While colour brings a sense of balance to Lacheiner-Kuhn’s brain, the artist says the specific images that make it to the frame are ruled by the right side of her cerebrum.
“The majority of my studio time is spent painstakingly cutting out images with a scalpel, often spending six hours a day doing this.
It is almost a sense of meditation and activating the right (creative) side of my brain,” says Lacheiner-Kuhn.
“At the end of the day, if I’m lucky, I have this creative flow and images just start creating little conversations and stories together.
But it is in the process before, when cutting out, that my brain processes and thinks about all sorts of things that then inform or create the bases of the collage story.”
That’s on a good studio day. Lacheiner-Kuhn says she often has weeks where she can’t seem to compose anything.
At times, on the walls of her studio, semi-composed collages beg for completion and some finally get it.

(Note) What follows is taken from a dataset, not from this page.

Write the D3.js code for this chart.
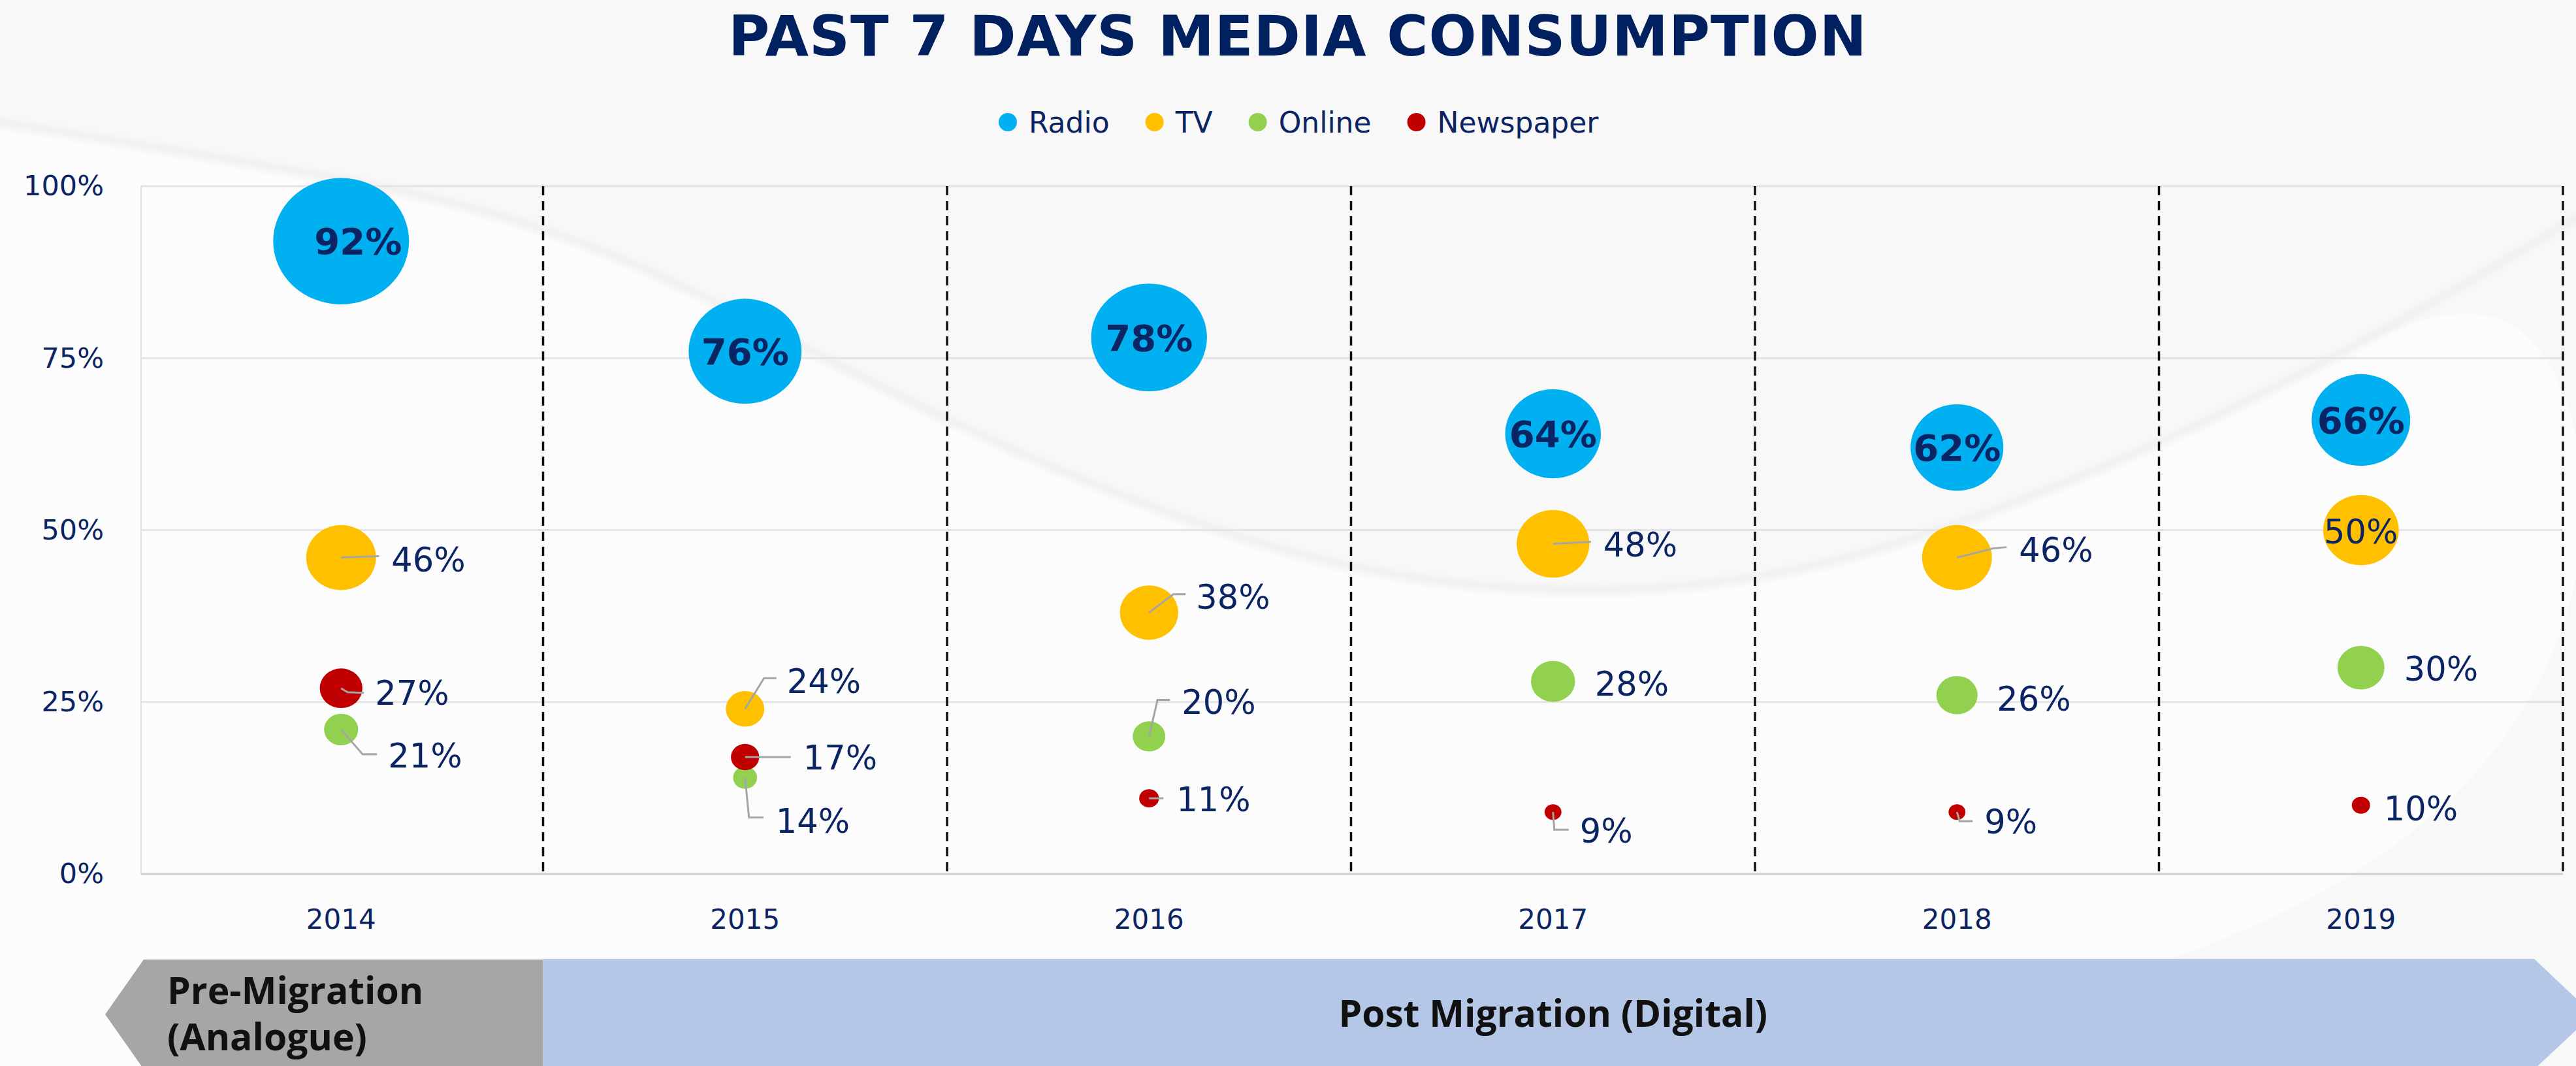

But often the images are disassembled and become part of a completely different work.
“I struggled a lot with a creative block over that last year, so it’s been a real journey of endurance and pushing myself to actually produce work.
But, eventually, in the 11th hour, I reminded myself that some of the best work happens when you play and experiment,” says Lacheiner-Kuhn.
The artist made use of her own photography and additionally lifted and layered images in works such as ‘Celestial Bodies’ and ‘Transformational Truths’ which add dimension and draw attention to the meticulous work of cutting and composing a collage.
“This collection was a true test of sanity, willpower and perseverance for me. But, as a result, I’ve also experimented far more with material and three-dimensionality than I have in probably 10 years. So, from that perspective, I feel I have taken a leap forward in my practice,” says Lacheiner-Kuhn.
“As artists, we all hope for a more realistic balance of financial gain in comparison to the labour we put into our work,” Lacheiner-Kuhn says.
“But with this collection, far more rewarding was the experience of having three people from different backgrounds and age groups come up to me at the vernissage and tell me they have never felt so much like they belonged at an event or exhibition as they did at this one.”
Anne Lacheiner-Kuhn’s ‘BE LONGING’ will be on display at Windhoek’s ‘The Project Room’ until 30 May.